◆ **Brief**
In the material below, list every line carrying the string "with".

◆ **Dataset section**
┌──
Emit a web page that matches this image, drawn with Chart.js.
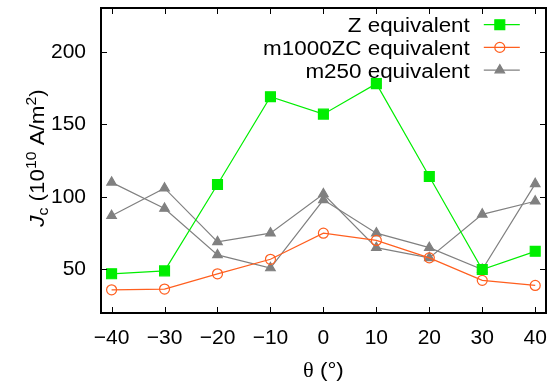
<!DOCTYPE html>
<html>
<head>
<meta charset="utf-8">
<script src="https://cdn.jsdelivr.net/npm/chart.js@4"></script>
<style>
  html, body { margin: 0; padding: 0; background: #fff; overflow: hidden; }
  #wrap { width: 554px; height: 385px; }
</style>
</head>
<body>
<div id="wrap"><canvas id="jcChart"></canvas></div>
<script>
const angles = [-40, -30, -20, -10, 0, 10, 20, 30, 40];
const zEquiv = [47, 49, 108.5, 169, 157, 178, 114, 50, 62.5];
const m1000zcEquiv = [36, 36.5, 47, 57, 75, 70, 58, 42.5, 39];
// m250 was measured twice, both runs drawn with the same style
const m250RunA = [110, 92, 60, 51, 98, 75, 65, 50, 109];
const m250RunB = [87, 106, 69, 75, 102, 65, 58, 88, 97];
const xTicks = [-40, -30, -20, -10, 0, 10, 20, 30, 40];
const yTicks = [50, 100, 150, 200];
const seriesNames = ["Z equivalent", "m1000ZC equivalent", "m250 equivalent"];

const FONT = "'Liberation Sans', Arial, Helvetica, sans-serif";
const GREEN = "#00ee00", ORANGE = "#ff5f1f", GRAY = "#808080";
const STRETCH = 1.12;

const toXY = ys => angles.map((a, i) => ({ x: a, y: ys[i] }));

const styles = [
  { color: GREEN, pointStyle: "rect", pointRadius: 7, fill: true },
  { color: ORANGE, pointStyle: "circle", pointRadius: 5, fill: false },
  { color: GRAY, pointStyle: "triangle", pointRadius: 5.5, fill: true },
];

function makeSet(label, ys, st) {
  return {
    label: label,
    data: toXY(ys),
    borderColor: st.color,
    borderWidth: 1.2,
    pointStyle: st.pointStyle,
    pointRadius: st.pointRadius,
    pointBorderColor: st.color,
    pointBackgroundColor: st.fill ? st.color : "rgba(0,0,0,0)",
    pointBorderWidth: 1.2,
    tension: 0,
    xAxisID: "x",
    yAxisID: "y",
  };
}

function drawMarker(ctx, st, x, y) {
  ctx.save();
  ctx.strokeStyle = st.color;
  ctx.fillStyle = st.color;
  ctx.lineWidth = 1.2;
  ctx.beginPath();
  if (st.pointStyle === "rect") {
    const s = st.pointRadius * Math.SQRT1_2;
    ctx.rect(x - s, y - s, 2 * s, 2 * s);
  } else if (st.pointStyle === "circle") {
    ctx.arc(x, y, st.pointRadius, 0, Math.PI * 2);
  } else {
    const r = st.pointRadius;
    const k = Math.sin(Math.PI / 3);
    ctx.moveTo(x, y - r);
    ctx.lineTo(x + r * k, y + r / 2);
    ctx.lineTo(x - r * k, y + r / 2);
    ctx.closePath();
  }
  if (st.fill) ctx.fill();
  ctx.stroke();
  ctx.restore();
}

// draws text pieces one after another, centred on the origin
function drawRich(ctx, parts) {
  let total = 0;
  parts.forEach(p => { ctx.font = p.font; p.w = ctx.measureText(p.text).width; total += p.w; });
  let x = -total / 2;
  parts.forEach(p => {
    ctx.font = p.font;
    ctx.fillText(p.text, x, p.dy || 0);
    x += p.w;
  });
}

const framePlugin = {
  id: "gnuFrame",
  afterDraw(chart) {
    const ctx = chart.ctx;
    const a = chart.chartArea;
    const sx = chart.scales.x, sy = chart.scales.y;
    const L = Math.round(a.left), R = Math.round(a.right);
    const T = Math.round(a.top), B = Math.round(a.bottom);
    ctx.save();
    ctx.globalAlpha = 1;
    ctx.globalCompositeOperation = "source-over";
    ctx.fillStyle = "#000";
    // box, as solid bars so every side is crisp
    ctx.fillRect(L - 1, T - 1, R - L + 2, 2);
    ctx.fillRect(L - 1, B - 1, R - L + 2, 2);
    ctx.fillRect(L - 1, T - 1, 2, B - T + 2);
    ctx.fillRect(R - 1, T - 1, 2, B - T + 2);

    // ticks pointing inwards, mirrored on all four sides
    const t = 6;
    xTicks.forEach(v => {
      const px = Math.round(sx.getPixelForValue(v));
      ctx.fillRect(px, B - t, 1, t);
      ctx.fillRect(px, T, 1, t);
    });
    yTicks.forEach(v => {
      const py = Math.round(sy.getPixelForValue(v));
      ctx.fillRect(L, py, t, 1);
      ctx.fillRect(R - t, py, t, 1);
    });

    // legend, inside the top right corner
    ctx.textBaseline = "alphabetic";
    ctx.textAlign = "right";
    seriesNames.forEach((name, i) => {
      const y = a.top + 16.5 + i * 22.7;
      const lineEnd = a.right - 26;
      const lineStart = lineEnd - 36;
      ctx.save();
      ctx.translate(lineStart - 14, y + 7.5);
      ctx.scale(STRETCH, 1);
      ctx.font = "20px " + FONT;
      ctx.fillStyle = "#000";
      ctx.fillText(name, 0, 0);
      ctx.restore();
      ctx.save();
      ctx.strokeStyle = styles[i].color;
      ctx.lineWidth = 1.2;
      ctx.beginPath();
      ctx.moveTo(lineStart, y); ctx.lineTo(lineEnd, y);
      ctx.stroke();
      ctx.restore();
      drawMarker(ctx, styles[i], (lineStart + lineEnd) / 2 - 2, y);
    });

    // axis titles
    ctx.textAlign = "left";
    ctx.fillStyle = "#000";
    ctx.save();
    ctx.translate(44, 158);
    ctx.rotate(-Math.PI / 2);
    ctx.scale(STRETCH, 1);
    drawRich(ctx, [
      { text: "J", font: "italic 20px " + FONT },
      { text: "c", font: "14px " + FONT, dy: 4 },
      { text: " (10", font: "20px " + FONT },
      { text: "10", font: "14px " + FONT, dy: -8.5 },
      { text: " A/m", font: "20px " + FONT },
      { text: "2", font: "14px " + FONT, dy: -8.5 },
      { text: ")", font: "20px " + FONT },
    ]);
    ctx.restore();

    ctx.save();
    ctx.translate((a.left + a.right) / 2, 377);
    ctx.scale(STRETCH, 1);
    drawRich(ctx, [
      { text: "\u03b8", font: "20px 'Liberation Serif', serif" },
      { text: " (\u00b0)", font: "20px " + FONT },
    ]);
    ctx.restore();
    ctx.restore();
  }
};

function noEdgePadding(s) {
  s.paddingLeft = 0; s.paddingRight = 0; s.paddingTop = 0; s.paddingBottom = 0;
}

const frameBorder = { display: true, color: "#000", width: 1.5 };

new Chart(document.getElementById("jcChart"), {
  type: "line",
  data: {
    datasets: [
      makeSet(seriesNames[0], zEquiv, styles[0]),
      makeSet(seriesNames[1], m1000zcEquiv, styles[1]),
      makeSet(seriesNames[2], m250RunA, styles[2]),
      makeSet(seriesNames[2] + " (2)", m250RunB, styles[2]),
    ]
  },
  options: {
    responsive: true,
    maintainAspectRatio: false,
    animation: false,
    layout: { padding: { top: 8, right: 5, left: 0, bottom: 0 } },
    plugins: { legend: { display: false }, tooltip: { enabled: false } },
    scales: {
      x: {
        type: "linear",
        position: "bottom",
        min: -42,
        max: 42,
        afterBuildTicks: s => { s.ticks = xTicks.map(v => ({ value: v })); },
        afterFit: s => { s.height = 72; noEdgePadding(s); },
        grid: { display: false, drawTicks: false },
        border: frameBorder,
        ticks: {
          color: "#000",
          font: { size: 21, family: FONT },
          padding: 13,
          maxRotation: 0,
          autoSkip: false,
          callback: v => (v < 0 ? "\u2212" + Math.abs(v) : String(v)),
        },
      },
      xTop: {
        type: "linear",
        position: "top",
        min: -42,
        max: 42,
        afterFit: s => { s.height = 0; noEdgePadding(s); },
        grid: { display: false, drawTicks: false },
        border: frameBorder,
        ticks: { display: false },
      },
      y: {
        position: "left",
        min: 20,
        max: 230,
        afterBuildTicks: s => { s.ticks = yTicks.map(v => ({ value: v })); },
        afterFit: s => { s.width = 101; noEdgePadding(s); },
        grid: { display: false, drawTicks: false },
        border: frameBorder,
        ticks: {
          color: "#000",
          font: { size: 21, family: FONT },
          padding: 15,
        },
      },
      yRight: {
        position: "right",
        min: 20,
        max: 230,
        afterFit: s => { s.width = 0; noEdgePadding(s); },
        grid: { display: false, drawTicks: false },
        border: frameBorder,
        ticks: { display: false },
      },
    },
  },
  plugins: [framePlugin],
});
</script>
</body>
</html>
└──
◆ **Solution to this problem**
Emit a web page that matches this image, drawn with Chart.js.
// m250 was measured twice, both runs drawn with the same style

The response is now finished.